■ WRITTEN TASK: Look at the data below and print exactly the lines from its first line through the line with "const legendShown = [0, 1];"; the pictures stay out of the copy.

■ DATA BLOCK:
┏━━
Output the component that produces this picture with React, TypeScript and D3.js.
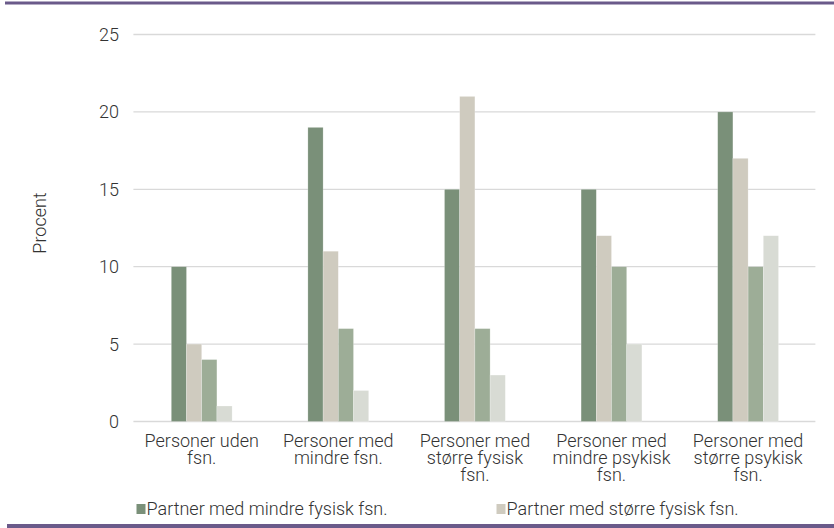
import React from "react";
import * as d3 from "d3";

const categories = [
  ["Personer uden", "fsn."],
  ["Personer med", "mindre fsn."],
  ["Personer med", "større fysisk", "fsn."],
  ["Personer med", "mindre psykisk", "fsn."],
  ["Personer med", "større psykisk", "fsn."],
];
const seriesNames = [
  "Partner med mindre fysisk fsn.",
  "Partner med større fysisk fsn.",
  "Partner med mindre psykisk fsn.",
  "Partner med større psykisk fsn.",
];
const seriesColors = ["#7a9079", "#cfcbbf", "#9dad97", "#d8dbd4"];
const s1 = [10, 19, 15, 15, 20];
const s2 = [5, 11, 21, 12, 17];
const s3 = [4, 6, 6, 10, 10];
const s4 = [1, 2, 3, 5, 12];
const seriesValues = [s1, s2, s3, s4];
const yTicks = [0, 5, 10, 15, 20, 25];
const legendShown = [0, 1];

const W = 834;
const H = 528;
const FONT = "'Roboto', 'Liberation Sans', sans-serif";
const FS = 18;
const SX = 1.0;
const TXT = "#333333";

function T({
  x,
  y,
  anchor = "start",
  rotate = 0,
  children,
}: {
  x: number;
  y: number;
  anchor?: string;
  rotate?: number;
  children: React.ReactNode;
}) {
  return (
    <g transform={`translate(${x},${y}) rotate(${rotate}) scale(${SX},1)`}>
      <text
        x={0}
        y={0}
        textAnchor={anchor}
        fontSize={FS}
        fontWeight={300}
        fill={TXT}
      >
        {children}
      </text>
    </g>
  );
}

export default function App() {
  const left = 133.4;
  const right = 816.4;
  const y = d3.scaleLinear().domain([0, 25]).range([421.5, 34.5]);
  const x0 = d3
    .scaleBand<number>()
    .domain(categories.map((_, i) => i))
    .range([left, right]);
  const groupW = 60.8;
  const x1 = d3
    .scaleBand<number>()
    .domain(seriesNames.map((_, i) => i))
    .range([0, groupW]);
  const off = (x0.bandwidth() - groupW) / 2;

  return (
    <svg
      width={W}
      height={H}
      style={{ position: "absolute", left: 0, top: 0 }}
      fontFamily={FONT}
    >
      <rect x={0} y={0} width={W} height={H} fill="#fff" />
      <rect x={5} y={1.5} width={W - 5} height={3} fill="#6a5a8a" />
      <rect x={7} y={524} width={W - 7} height={4} fill="#6a5a8a" />
      {yTicks.map((t) => (
        <g key={t}>
          <line
            x1={left}
            x2={right - 1}
            y1={y(t)}
            y2={y(t)}
            stroke="#d9d9d9"
            strokeWidth={1.3}
          />
          <T x={119} y={y(t) + 6.5} anchor="end">
            {t}
          </T>
        </g>
      ))}
      <T x={46} y={223} anchor="middle" rotate={-90}>
        Procent
      </T>
      {seriesValues.map((vals, si) =>
        vals.map((v, ci) => (
          <rect
            key={`${si}-${ci}`}
            x={(x0(ci) as number) + off + (x1(si) as number)}
            y={y(v)}
            width={x1.bandwidth()}
            height={y(0) - y(v)}
            fill={seriesColors[si]}
            stroke="#ffffff"
            strokeOpacity={0.35}
            strokeWidth={0.6}
          />
        ))
      )}
      {categories.map((lines, ci) =>
        lines.map((l, li) => (
          <T
            key={`${ci}-${li}`}
            x={(x0(ci) as number) + x0.bandwidth() / 2}
            y={446.5 + li * 17.2}
            anchor="middle"
          >
            {l}
          </T>
        ))
      )}
      {legendShown.map((si, k) => {
        const lx = k === 0 ? 136.5 : 496.5;
        return (
          <g key={si}>
            <rect x={lx} y={504} width={9} height={10} fill={seriesColors[si]} />
            <T x={lx + 10} y={514.5}>
              {seriesNames[si]}
            </T>
          </g>
        );
      })}
    </svg>
  );
}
┗━━
■ RESPONSE BELOW:
Output the component that produces this picture with React, TypeScript and D3.js.
import React from "react";
import * as d3 from "d3";

const categories = [
  ["Personer uden", "fsn."],
  ["Personer med", "mindre fsn."],
  ["Personer med", "større fysisk", "fsn."],
  ["Personer med", "mindre psykisk", "fsn."],
  ["Personer med", "større psykisk", "fsn."],
];
const seriesNames = [
  "Partner med mindre fysisk fsn.",
  "Partner med større fysisk fsn.",
  "Partner med mindre psykisk fsn.",
  "Partner med større psykisk fsn.",
];
const seriesColors = ["#7a9079", "#cfcbbf", "#9dad97", "#d8dbd4"];
const s1 = [10, 19, 15, 15, 20];
const s2 = [5, 11, 21, 12, 17];
const s3 = [4, 6, 6, 10, 10];
const s4 = [1, 2, 3, 5, 12];
const seriesValues = [s1, s2, s3, s4];
const yTicks = [0, 5, 10, 15, 20, 25];
const legendShown = [0, 1];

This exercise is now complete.